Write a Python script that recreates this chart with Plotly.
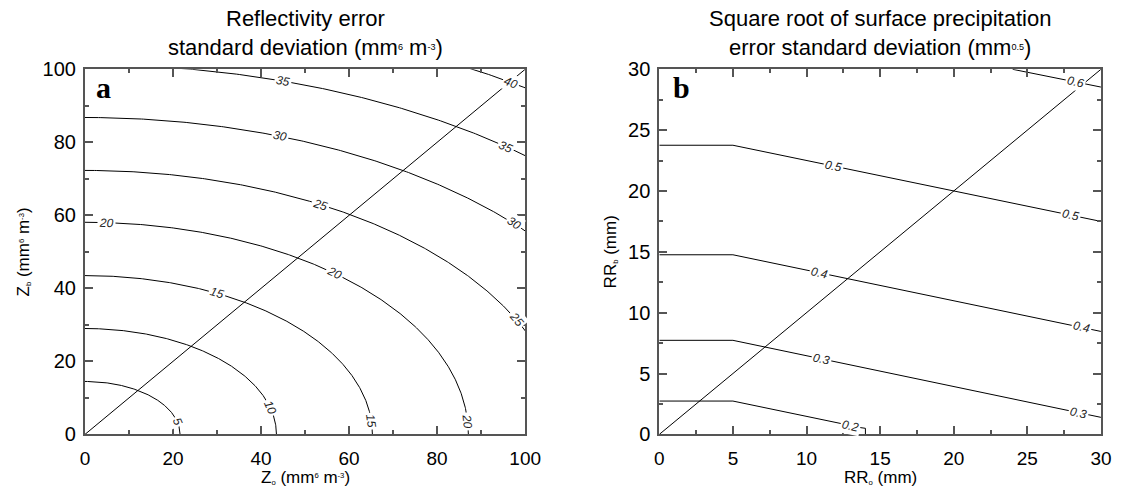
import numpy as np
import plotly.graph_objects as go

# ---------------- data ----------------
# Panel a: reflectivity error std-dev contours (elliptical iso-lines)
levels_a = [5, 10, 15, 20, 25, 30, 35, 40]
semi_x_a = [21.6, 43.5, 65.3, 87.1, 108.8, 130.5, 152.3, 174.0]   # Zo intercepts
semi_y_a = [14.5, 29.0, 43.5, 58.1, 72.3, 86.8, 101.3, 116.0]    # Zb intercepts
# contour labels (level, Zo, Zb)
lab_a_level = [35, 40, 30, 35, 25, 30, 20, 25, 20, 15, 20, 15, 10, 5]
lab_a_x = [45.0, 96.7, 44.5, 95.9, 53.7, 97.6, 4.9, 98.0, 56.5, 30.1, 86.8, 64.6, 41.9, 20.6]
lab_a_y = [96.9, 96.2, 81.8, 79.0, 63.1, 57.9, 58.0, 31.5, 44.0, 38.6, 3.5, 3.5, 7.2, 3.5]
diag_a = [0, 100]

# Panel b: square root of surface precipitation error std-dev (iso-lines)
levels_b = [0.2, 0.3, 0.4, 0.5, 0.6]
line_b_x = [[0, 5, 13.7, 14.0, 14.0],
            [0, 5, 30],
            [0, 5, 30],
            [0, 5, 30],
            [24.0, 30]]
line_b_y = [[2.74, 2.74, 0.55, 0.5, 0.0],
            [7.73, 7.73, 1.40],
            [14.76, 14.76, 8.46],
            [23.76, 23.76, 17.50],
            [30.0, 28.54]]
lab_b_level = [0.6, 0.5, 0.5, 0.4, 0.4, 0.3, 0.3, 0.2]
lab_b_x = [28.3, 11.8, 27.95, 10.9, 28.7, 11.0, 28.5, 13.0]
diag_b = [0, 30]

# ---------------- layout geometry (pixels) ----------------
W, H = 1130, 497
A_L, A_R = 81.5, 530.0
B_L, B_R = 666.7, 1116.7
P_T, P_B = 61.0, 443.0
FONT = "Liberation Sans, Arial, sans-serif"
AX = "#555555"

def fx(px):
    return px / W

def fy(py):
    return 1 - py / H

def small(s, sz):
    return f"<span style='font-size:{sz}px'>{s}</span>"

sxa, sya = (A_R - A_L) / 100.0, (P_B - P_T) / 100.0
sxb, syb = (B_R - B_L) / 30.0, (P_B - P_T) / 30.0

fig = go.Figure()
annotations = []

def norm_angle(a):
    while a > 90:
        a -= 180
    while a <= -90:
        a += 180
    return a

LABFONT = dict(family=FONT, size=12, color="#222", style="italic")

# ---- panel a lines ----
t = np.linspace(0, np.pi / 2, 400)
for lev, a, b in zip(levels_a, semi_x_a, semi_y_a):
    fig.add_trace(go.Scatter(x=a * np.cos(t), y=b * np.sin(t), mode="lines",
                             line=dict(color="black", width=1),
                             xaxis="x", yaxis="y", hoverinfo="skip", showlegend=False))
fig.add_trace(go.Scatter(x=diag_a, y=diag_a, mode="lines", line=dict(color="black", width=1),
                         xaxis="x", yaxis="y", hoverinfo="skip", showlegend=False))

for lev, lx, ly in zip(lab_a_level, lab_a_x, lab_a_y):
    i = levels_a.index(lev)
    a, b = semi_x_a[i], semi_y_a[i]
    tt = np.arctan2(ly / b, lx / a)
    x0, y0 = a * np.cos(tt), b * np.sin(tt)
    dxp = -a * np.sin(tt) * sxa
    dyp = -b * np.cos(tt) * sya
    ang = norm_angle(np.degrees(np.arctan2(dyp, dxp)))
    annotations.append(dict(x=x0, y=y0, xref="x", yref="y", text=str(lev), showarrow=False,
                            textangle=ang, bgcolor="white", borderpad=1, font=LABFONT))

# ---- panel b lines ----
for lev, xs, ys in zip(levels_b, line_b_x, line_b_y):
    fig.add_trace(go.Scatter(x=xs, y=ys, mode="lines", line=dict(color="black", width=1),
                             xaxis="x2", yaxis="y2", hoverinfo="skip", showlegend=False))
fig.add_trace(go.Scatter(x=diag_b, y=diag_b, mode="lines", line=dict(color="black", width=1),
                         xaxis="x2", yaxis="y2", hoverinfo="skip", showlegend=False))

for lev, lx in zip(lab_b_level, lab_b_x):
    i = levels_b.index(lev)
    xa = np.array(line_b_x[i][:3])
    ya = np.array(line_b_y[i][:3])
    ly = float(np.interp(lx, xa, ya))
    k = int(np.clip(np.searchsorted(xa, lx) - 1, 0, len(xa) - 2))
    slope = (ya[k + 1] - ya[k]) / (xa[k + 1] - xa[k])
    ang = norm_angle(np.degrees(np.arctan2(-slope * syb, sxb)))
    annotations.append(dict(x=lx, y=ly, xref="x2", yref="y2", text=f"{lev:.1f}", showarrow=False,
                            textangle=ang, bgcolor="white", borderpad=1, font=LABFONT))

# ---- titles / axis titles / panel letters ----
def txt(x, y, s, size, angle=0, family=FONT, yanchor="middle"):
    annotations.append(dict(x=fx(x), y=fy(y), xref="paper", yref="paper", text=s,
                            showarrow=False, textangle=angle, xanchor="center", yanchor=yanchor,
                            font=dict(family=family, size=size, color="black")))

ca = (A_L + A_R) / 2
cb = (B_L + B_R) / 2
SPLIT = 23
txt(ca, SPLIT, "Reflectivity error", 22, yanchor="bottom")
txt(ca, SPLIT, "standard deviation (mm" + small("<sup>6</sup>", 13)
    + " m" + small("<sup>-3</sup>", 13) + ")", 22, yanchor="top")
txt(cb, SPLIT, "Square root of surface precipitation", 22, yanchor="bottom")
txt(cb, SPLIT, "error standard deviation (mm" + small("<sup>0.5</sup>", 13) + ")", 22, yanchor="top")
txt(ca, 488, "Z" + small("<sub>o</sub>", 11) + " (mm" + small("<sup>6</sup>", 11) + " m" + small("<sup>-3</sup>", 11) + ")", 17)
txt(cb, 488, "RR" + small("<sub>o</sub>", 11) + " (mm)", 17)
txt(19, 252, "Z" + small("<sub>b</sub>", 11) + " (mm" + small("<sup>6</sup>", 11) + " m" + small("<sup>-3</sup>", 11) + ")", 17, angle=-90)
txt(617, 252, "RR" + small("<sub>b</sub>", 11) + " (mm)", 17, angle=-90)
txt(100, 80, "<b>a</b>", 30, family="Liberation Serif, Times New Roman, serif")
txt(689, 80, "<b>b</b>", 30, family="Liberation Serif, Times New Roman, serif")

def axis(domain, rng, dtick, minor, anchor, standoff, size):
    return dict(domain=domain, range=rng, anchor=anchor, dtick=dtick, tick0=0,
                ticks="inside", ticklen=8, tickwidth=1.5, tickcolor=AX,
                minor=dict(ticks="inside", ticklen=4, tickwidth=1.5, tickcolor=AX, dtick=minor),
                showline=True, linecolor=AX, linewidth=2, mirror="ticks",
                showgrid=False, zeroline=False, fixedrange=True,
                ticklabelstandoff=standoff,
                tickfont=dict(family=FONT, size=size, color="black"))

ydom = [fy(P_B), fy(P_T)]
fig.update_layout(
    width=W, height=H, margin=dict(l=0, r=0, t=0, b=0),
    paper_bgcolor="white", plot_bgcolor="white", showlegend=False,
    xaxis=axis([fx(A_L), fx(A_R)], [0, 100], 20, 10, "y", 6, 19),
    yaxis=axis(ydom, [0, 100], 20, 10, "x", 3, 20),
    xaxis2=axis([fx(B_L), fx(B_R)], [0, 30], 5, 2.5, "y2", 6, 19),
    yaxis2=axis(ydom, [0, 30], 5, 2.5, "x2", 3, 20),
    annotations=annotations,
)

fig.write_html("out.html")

______

:: Given exercise ::
Pictures in the data above should not be copied; transcribe everything else exactly.

:: Written solution ::
Write a Python script that recreates this chart with Plotly.
import numpy as np
import plotly.graph_objects as go

# ---------------- data ----------------
# Panel a: reflectivity error std-dev contours (elliptical iso-lines)
levels_a = [5, 10, 15, 20, 25, 30, 35, 40]
semi_x_a = [21.6, 43.5, 65.3, 87.1, 108.8, 130.5, 152.3, 174.0]   # Zo intercepts
semi_y_a = [14.5, 29.0, 43.5, 58.1, 72.3, 86.8, 101.3, 116.0]    # Zb intercepts
# contour labels (level, Zo, Zb)
lab_a_level = [35, 40, 30, 35, 25, 30, 20, 25, 20, 15, 20, 15, 10, 5]
lab_a_x = [45.0, 96.7, 44.5, 95.9, 53.7, 97.6, 4.9, 98.0, 56.5, 30.1, 86.8, 64.6, 41.9, 20.6]
lab_a_y = [96.9, 96.2, 81.8, 79.0, 63.1, 57.9, 58.0, 31.5, 44.0, 38.6, 3.5, 3.5, 7.2, 3.5]
diag_a = [0, 100]

# Panel b: square root of surface precipitation error std-dev (iso-lines)
levels_b = [0.2, 0.3, 0.4, 0.5, 0.6]
line_b_x = [[0, 5, 13.7, 14.0, 14.0],
            [0, 5, 30],
            [0, 5, 30],
            [0, 5, 30],
            [24.0, 30]]
line_b_y = [[2.74, 2.74, 0.55, 0.5, 0.0],
            [7.73, 7.73, 1.40],
            [14.76, 14.76, 8.46],
            [23.76, 23.76, 17.50],
            [30.0, 28.54]]
lab_b_level = [0.6, 0.5, 0.5, 0.4, 0.4, 0.3, 0.3, 0.2]
lab_b_x = [28.3, 11.8, 27.95, 10.9, 28.7, 11.0, 28.5, 13.0]
diag_b = [0, 30]

# ---------------- layout geometry (pixels) ----------------
W, H = 1130, 497
A_L, A_R = 81.5, 530.0
B_L, B_R = 666.7, 1116.7
P_T, P_B = 61.0, 443.0
FONT = "Liberation Sans, Arial, sans-serif"
AX = "#555555"

def fx(px):
    return px / W

def fy(py):
    return 1 - py / H

def small(s, sz):
    return f"<span style='font-size:{sz}px'>{s}</span>"

sxa, sya = (A_R - A_L) / 100.0, (P_B - P_T) / 100.0
sxb, syb = (B_R - B_L) / 30.0, (P_B - P_T) / 30.0

fig = go.Figure()
annotations = []

def norm_angle(a):
    while a > 90:
        a -= 180
    while a <= -90:
        a += 180
    return a

LABFONT = dict(family=FONT, size=12, color="#222", style="italic")

# ---- panel a lines ----
t = np.linspace(0, np.pi / 2, 400)
for lev, a, b in zip(levels_a, semi_x_a, semi_y_a):
    fig.add_trace(go.Scatter(x=a * np.cos(t), y=b * np.sin(t), mode="lines",
                             line=dict(color="black", width=1),
                             xaxis="x", yaxis="y", hoverinfo="skip", showlegend=False))
fig.add_trace(go.Scatter(x=diag_a, y=diag_a, mode="lines", line=dict(color="black", width=1),
                         xaxis="x", yaxis="y", hoverinfo="skip", showlegend=False))

for lev, lx, ly in zip(lab_a_level, lab_a_x, lab_a_y):
    i = levels_a.index(lev)
    a, b = semi_x_a[i], semi_y_a[i]
    tt = np.arctan2(ly / b, lx / a)
    x0, y0 = a * np.cos(tt), b * np.sin(tt)
    dxp = -a * np.sin(tt) * sxa
    dyp = -b * np.cos(tt) * sya
    ang = norm_angle(np.degrees(np.arctan2(dyp, dxp)))
    annotations.append(dict(x=x0, y=y0, xref="x", yref="y", text=str(lev), showarrow=False,
                            textangle=ang, bgcolor="white", borderpad=1, font=LABFONT))

# ---- panel b lines ----
for lev, xs, ys in zip(levels_b, line_b_x, line_b_y):
    fig.add_trace(go.Scatter(x=xs, y=ys, mode="lines", line=dict(color="black", width=1),
                             xaxis="x2", yaxis="y2", hoverinfo="skip", showlegend=False))
fig.add_trace(go.Scatter(x=diag_b, y=diag_b, mode="lines", line=dict(color="black", width=1),
                         xaxis="x2", yaxis="y2", hoverinfo="skip", showlegend=False))

for lev, lx in zip(lab_b_level, lab_b_x):
    i = levels_b.index(lev)
    xa = np.array(line_b_x[i][:3])
    ya = np.array(line_b_y[i][:3])
    ly = float(np.interp(lx, xa, ya))
    k = int(np.clip(np.searchsorted(xa, lx) - 1, 0, len(xa) - 2))
    slope = (ya[k + 1] - ya[k]) / (xa[k + 1] - xa[k])
    ang = norm_angle(np.degrees(np.arctan2(-slope * syb, sxb)))
    annotations.append(dict(x=lx, y=ly, xref="x2", yref="y2", text=f"{lev:.1f}", showarrow=False,
                            textangle=ang, bgcolor="white", borderpad=1, font=LABFONT))

# ---- titles / axis titles / panel letters ----
def txt(x, y, s, size, angle=0, family=FONT, yanchor="middle"):
    annotations.append(dict(x=fx(x), y=fy(y), xref="paper", yref="paper", text=s,
                            showarrow=False, textangle=angle, xanchor="center", yanchor=yanchor,
                            font=dict(family=family, size=size, color="black")))

ca = (A_L + A_R) / 2
cb = (B_L + B_R) / 2
SPLIT = 23
txt(ca, SPLIT, "Reflectivity error", 22, yanchor="bottom")
txt(ca, SPLIT, "standard deviation (mm" + small("<sup>6</sup>", 13)
    + " m" + small("<sup>-3</sup>", 13) + ")", 22, yanchor="top")
txt(cb, SPLIT, "Square root of surface precipitation", 22, yanchor="bottom")
txt(cb, SPLIT, "error standard deviation (mm" + small("<sup>0.5</sup>", 13) + ")", 22, yanchor="top")
txt(ca, 488, "Z" + small("<sub>o</sub>", 11) + " (mm" + small("<sup>6</sup>", 11) + " m" + small("<sup>-3</sup>", 11) + ")", 17)
txt(cb, 488, "RR" + small("<sub>o</sub>", 11) + " (mm)", 17)
txt(19, 252, "Z" + small("<sub>b</sub>", 11) + " (mm" + small("<sup>6</sup>", 11) + " m" + small("<sup>-3</sup>", 11) + ")", 17, angle=-90)
txt(617, 252, "RR" + small("<sub>b</sub>", 11) + " (mm)", 17, angle=-90)
txt(100, 80, "<b>a</b>", 30, family="Liberation Serif, Times New Roman, serif")
txt(689, 80, "<b>b</b>", 30, family="Liberation Serif, Times New Roman, serif")

def axis(domain, rng, dtick, minor, anchor, standoff, size):
    return dict(domain=domain, range=rng, anchor=anchor, dtick=dtick, tick0=0,
                ticks="inside", ticklen=8, tickwidth=1.5, tickcolor=AX,
                minor=dict(ticks="inside", ticklen=4, tickwidth=1.5, tickcolor=AX, dtick=minor),
                showline=True, linecolor=AX, linewidth=2, mirror="ticks",
                showgrid=False, zeroline=False, fixedrange=True,
                ticklabelstandoff=standoff,
                tickfont=dict(family=FONT, size=size, color="black"))

ydom = [fy(P_B), fy(P_T)]
fig.update_layout(
    width=W, height=H, margin=dict(l=0, r=0, t=0, b=0),
    paper_bgcolor="white", plot_bgcolor="white", showlegend=False,
    xaxis=axis([fx(A_L), fx(A_R)], [0, 100], 20, 10, "y", 6, 19),
    yaxis=axis(ydom, [0, 100], 20, 10, "x", 3, 20),
    xaxis2=axis([fx(B_L), fx(B_R)], [0, 30], 5, 2.5, "y2", 6, 19),
    yaxis2=axis(ydom, [0, 30], 5, 2.5, "x2", 3, 20),
    annotations=annotations,
)

fig.write_html("out.html")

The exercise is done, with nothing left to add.